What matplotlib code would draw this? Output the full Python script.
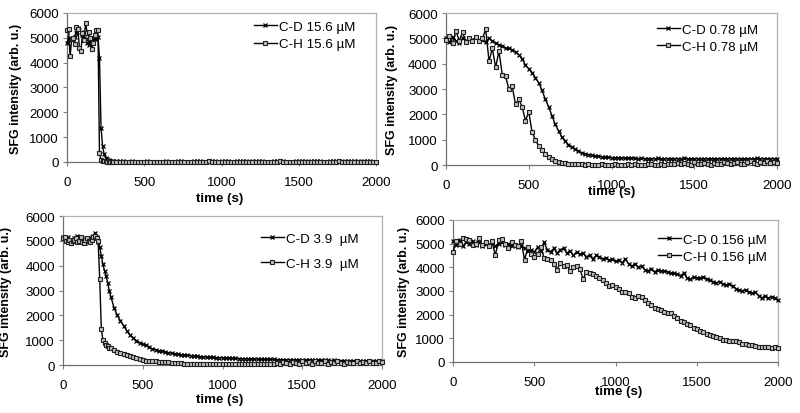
import numpy as np
import matplotlib
matplotlib.use("Agg")
import matplotlib.pyplot as plt

plt.rcParams['font.family'] = ['Liberation Sans', 'DejaVu Sans']

# sampling grids (s): fine steps during the early drop, then 20 s steps
t_fine = np.concatenate([np.arange(0, 301, 10), np.arange(320, 2001, 20)])
t_even = np.arange(0, 2001, 20)

# 15.6 uM (top left)
cd_156 = [4800, 5000, 4950, 4950, 5000, 5050, 5200, 5400, 5300, 5250,
          5100, 5000, 4950, 4800, 4700, 4850, 4900, 5000, 4950, 5000,
          5050, 4200, 1380, 640, 320, 180, 110, 70, 50, 40,
          30,
          25, 20, 20, 15, 15, 20, 10, 15, 10, 15,
          20, 10, 15, 10, 10, 15, 20, 15, 10, 15,
          20, 25, 15, 10, 15, 20, 30, 20, 15, 10,
          20, 25, 20, 15, 30, 25, 20, 15, 10, 20,
          30, 25, 20, 15, 20, 25, 30, 20, 15, 10,
          15, 20, 30, 25, 20, 15, 10, 15, 20, 30,
          25, 20, 15, 20, 25, 30, 20, 15, 10, 20,
          25, 30, 20, 15, 20, 25, 30, 25, 20, 15,
          20, 25, 20, 15, 10]
ch_156 = [5300, 5350, 4250, 4950, 5000, 4750, 5450, 5350, 4600, 4450,
          5200, 4900, 5600, 5200, 5250, 5000, 4550, 4800, 5100, 5300,
          5300, 350, 100, 50, 30, 20, 15, 10, 10, 5,
          5,
          10, 5, 5, 10, 5, 0, 5, 10, 5, 5,
          10, 5, 0, 5, 10, 5, 5, 0, 5, 10,
          5, 5, 10, 15, 5, 10, 5, 0, 5, 10,
          40, 10, 5, 10, 5, 0, 5, 10, 5, 5,
          10, 5, 5, 10, 15, 10, 5, 10, 5, 0,
          5, 10, 5, 30, 10, 5, 10, 5, 10, 5,
          0, 5, 10, 5, 10, 5, 5, 10, 5, 10,
          5, 10, 30, 10, 5, 10, 5, 0, 5, 10,
          5, 10, 5, 5, 10]

# 0.78 uM (top right)
cd_078 = [5000, 4850, 5050, 4900, 4800, 5000, 4900, 5000, 4950, 5050,
          4900, 4950, 4850, 5000, 4900, 4800, 4750, 4700, 4600, 4600,
          4550, 4450, 4350, 4200, 3950, 3800, 3650, 3450, 3250, 2950,
          2600, 2300, 1950, 1600, 1350, 1100, 950, 800, 720, 620,
          550, 480, 440, 410, 380, 360, 340, 320, 310, 300,
          290, 285, 280, 275, 270, 265, 270, 260, 255, 260,
          250, 255, 245, 250, 260, 240, 250, 245, 255, 240,
          250, 245, 260, 240, 235, 250, 245, 240, 255, 235,
          245, 250, 240, 235, 250, 245, 240, 255, 245, 235,
          240, 250, 245, 240, 260, 255, 245, 250, 240, 250,
          245]
ch_078 = [4950, 5100, 4800, 5300, 4900, 5250, 4850, 5000, 4900, 5050,
          4900, 5000, 5350, 4100, 4600, 3850, 4500, 3550, 3500, 3000,
          3100, 2400, 2600, 2300, 1750, 2100, 1300, 1000, 750, 600,
          450, 330, 230, 150, 110, 80, 60, 50, 40, 30,
          30, 25, 20, 25, 20, 15, 20, 25, 20, 15,
          20, 25, 20, 15, 20, 25, 20, 30, 20, 15,
          20, 25, 30, 20, 15, 25, 20, 30, 40, 25,
          60, 30, 90, 40, 20, 100, 50, 30, 80, 40,
          20, 90, 50, 30, 110, 60, 40, 80, 120, 50,
          30, 100, 140, 60, 40, 120, 80, 150, 60, 100,
          70]

# 3.9 uM (bottom left)
cd_39 = [5150, 5100, 5050, 5150, 4950, 4900, 5000, 5100, 5050, 5200,
         5050, 5000, 5100, 4950, 4900, 5050, 5000, 5100, 5150, 5200,
         5330, 5150, 4950, 4750, 4400, 4050, 3800, 3600, 3300, 3000,
         2750,
         2300, 2000, 1780, 1580, 1380, 1200, 1100, 980, 900, 830,
         790, 720, 650, 620, 580, 560, 530, 500, 480, 460,
         440, 420, 400, 390, 380, 370, 360, 340, 330, 320,
         310, 305, 300, 295, 290, 280, 275, 270, 265, 260,
         255, 250, 250, 245, 240, 240, 235, 230, 230, 225,
         225, 220, 220, 215, 215, 210, 210, 205, 205, 200,
         200, 195, 200, 190, 195, 185, 190, 185, 180, 185,
         180, 175, 180, 175, 170, 175, 170, 165, 170, 165,
         165, 160, 165, 160, 160]
ch_39 = [5100, 5150, 5000, 4950, 5050, 4900, 5000, 5050, 5100, 4950,
         5000, 5150, 4950, 4900, 5050, 5100, 5000, 4950, 5050, 5150,
         5200, 5100, 5000, 3450, 1450, 1000, 900, 800, 750, 700,
         680,
         600, 540, 500, 450, 400, 360, 320, 280, 240, 200,
         180, 170, 160, 150, 140, 130, 120, 110, 100, 90,
         80, 70, 60, 55, 50, 50, 45, 50, 45, 50,
         45, 50, 55, 45, 50, 45, 50, 55, 50, 45,
         50, 55, 50, 45, 50, 55, 60, 50, 55, 50,
         60, 90, 50, 120, 70, 50, 140, 80, 60, 150,
         70, 110, 60, 160, 90, 70, 150, 60, 120, 80,
         170, 90, 60, 140, 100, 70, 180, 90, 130, 80,
         160, 100, 70, 150, 120]

# 0.156 uM (bottom right)
cd_0156 = [5100, 4950, 5150, 4900, 5050, 5000, 5100, 4950, 5050, 4900,
           5000, 4950, 5050, 4900, 5000, 5050, 4950, 5000, 4900, 4950,
           4850, 4900, 4800, 4700, 4750, 4650, 4850, 4700, 5050, 4750,
           4650, 4800, 4600, 4750, 4800, 4600, 4700, 4500, 4650, 4550,
           4600, 4450, 4500, 4350, 4500, 4450, 4350, 4400, 4300, 4350,
           4250, 4300, 4200, 4350, 4150, 4050, 4150, 4000, 4050, 3900,
           3850, 3950, 3800, 3900, 3850, 3850, 3800, 3750, 3750, 3700,
           3650, 3750, 3550, 3500, 3600, 3550, 3550, 3600, 3500, 3450,
           3400, 3350, 3400, 3300, 3250, 3300, 3200, 3100, 3050, 3000,
           3050, 2950, 2900, 2950, 2800, 2700, 2800, 2700, 2750, 2700,
           2600]
ch_0156 = [4650, 5100, 5000, 5250, 5200, 5150, 4950, 5000, 5250, 4950,
           5050, 4900, 5100, 4500, 5150, 5200, 5000, 4800, 5050, 4950,
           4900, 5100, 4300, 4850, 4550, 4450, 4550, 4850, 4400, 4350,
           4300, 4150, 3900, 4200, 4050, 4100, 3850, 4000, 4050, 3950,
           3500, 3800, 3750, 3700, 3650, 3550, 3450, 3350, 3200, 3250,
           3150, 3100, 2950, 2950, 2900, 2750, 2700, 2800, 2750, 2600,
           2500, 2400, 2300, 2250, 2200, 2100, 2050, 2050, 1950, 1850,
           1750, 1700, 1600, 1550, 1450, 1400, 1320, 1250, 1200, 1150,
           1100, 1050, 1000, 950, 920, 900, 870, 880, 830, 780,
           750, 720, 700, 680, 620, 640, 650, 620, 600, 620,
           580]

x_ticks = [0, 500, 1000, 1500, 2000]
y_ticks = [0, 1000, 2000, 3000, 4000, 5000, 6000]

FS = 9.6

# (rect, t, cd, ch, labels, legend anchor, legend spacing, xlabel pos, ylabel x)
panels = [
    ([0.0838, 0.6063, 0.3863, 0.3599], t_fine, cd_156, ch_156,
     ('C-D 15.6 µM', 'C-H 15.6 µM'), (0.605, 0.95), 0.40, (0.495, -0.242), -0.165),
    ([0.5575, 0.5990, 0.4138, 0.3671], t_even, cd_078, ch_078,
     ('C-D 0.78 µM', 'C-H 0.78 µM'), (0.637, 0.93), 0.35, (0.50, -0.171), -0.163),
    ([0.0788, 0.1159, 0.3988, 0.3599], t_fine, cd_39, ch_39,
     ('C-D 3.9  µM', 'C-H 3.9  µM'), (0.62, 0.89), 0.95, (0.49, -0.228), -0.178),
    ([0.5663, 0.1232, 0.4063, 0.3430], t_even, cd_0156, ch_0156,
     ('C-D 0.156 µM', 'C-H 0.156 µM'), (0.631, 0.905), 0.35, (0.51, -0.204), -0.150),
]

fig = plt.figure(figsize=(8.0, 4.14), dpi=100)

for rect, t, cd, ch, labels, anchor, spacing, xlab_pos, ylab_x in panels:
    ax = fig.add_axes(rect)
    ax.plot(t, cd, color='black', lw=1.0, marker='x', ms=3.4, mew=0.9,
            label=labels[0], clip_on=False, zorder=3)
    ax.plot(t, ch, color='black', lw=1.0, marker='s', ms=3.5, mew=0.8,
            mfc='#c0c0c0', mec='#202020', label=labels[1], clip_on=False, zorder=3)

    ax.set_xlim(0, 2000)
    ax.set_ylim(0, 6000)
    ax.set_xticks(x_ticks)
    ax.set_yticks(y_ticks)
    ax.tick_params(axis='both', direction='out', length=3, width=0.8,
                   color='#808080', labelsize=FS)
    ax.tick_params(axis='x', pad=7)
    ax.tick_params(axis='y', pad=3)

    # Excel-like frame: dark axes, light plot-area border
    for side in ('left', 'bottom'):
        ax.spines[side].set_color('#707070')
        ax.spines[side].set_linewidth(0.9)
    for side in ('top', 'right'):
        ax.spines[side].set_color('#b0b0b0')
        ax.spines[side].set_linewidth(0.9)

    ax.set_xlabel('time (s)', fontsize=FS, fontweight='bold')
    ax.xaxis.label.set_va('center')
    ax.xaxis.set_label_coords(*xlab_pos)
    ax.set_ylabel('SFG intensity (arb. u.)', fontsize=FS - 0.6, fontweight='bold')
    ax.yaxis.label.set_va('center')
    ax.yaxis.set_label_coords(ylab_x, 0.5)

    ax.legend(loc='upper left', bbox_to_anchor=anchor, frameon=False,
              fontsize=FS, numpoints=1, handlelength=1.7, handletextpad=0.15,
              borderpad=0, borderaxespad=0, labelspacing=spacing)

fig.savefig('out.png', dpi=100)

■ AIM OF THE TASK
Give back exactly the lines from the first line of the data through the line with "t_even = np.arange(0, 2001, 20)", pictures excluded.

■ EXERCISE OUTPUT
What matplotlib code would draw this? Output the full Python script.
import numpy as np
import matplotlib
matplotlib.use("Agg")
import matplotlib.pyplot as plt

plt.rcParams['font.family'] = ['Liberation Sans', 'DejaVu Sans']

# sampling grids (s): fine steps during the early drop, then 20 s steps
t_fine = np.concatenate([np.arange(0, 301, 10), np.arange(320, 2001, 20)])
t_even = np.arange(0, 2001, 20)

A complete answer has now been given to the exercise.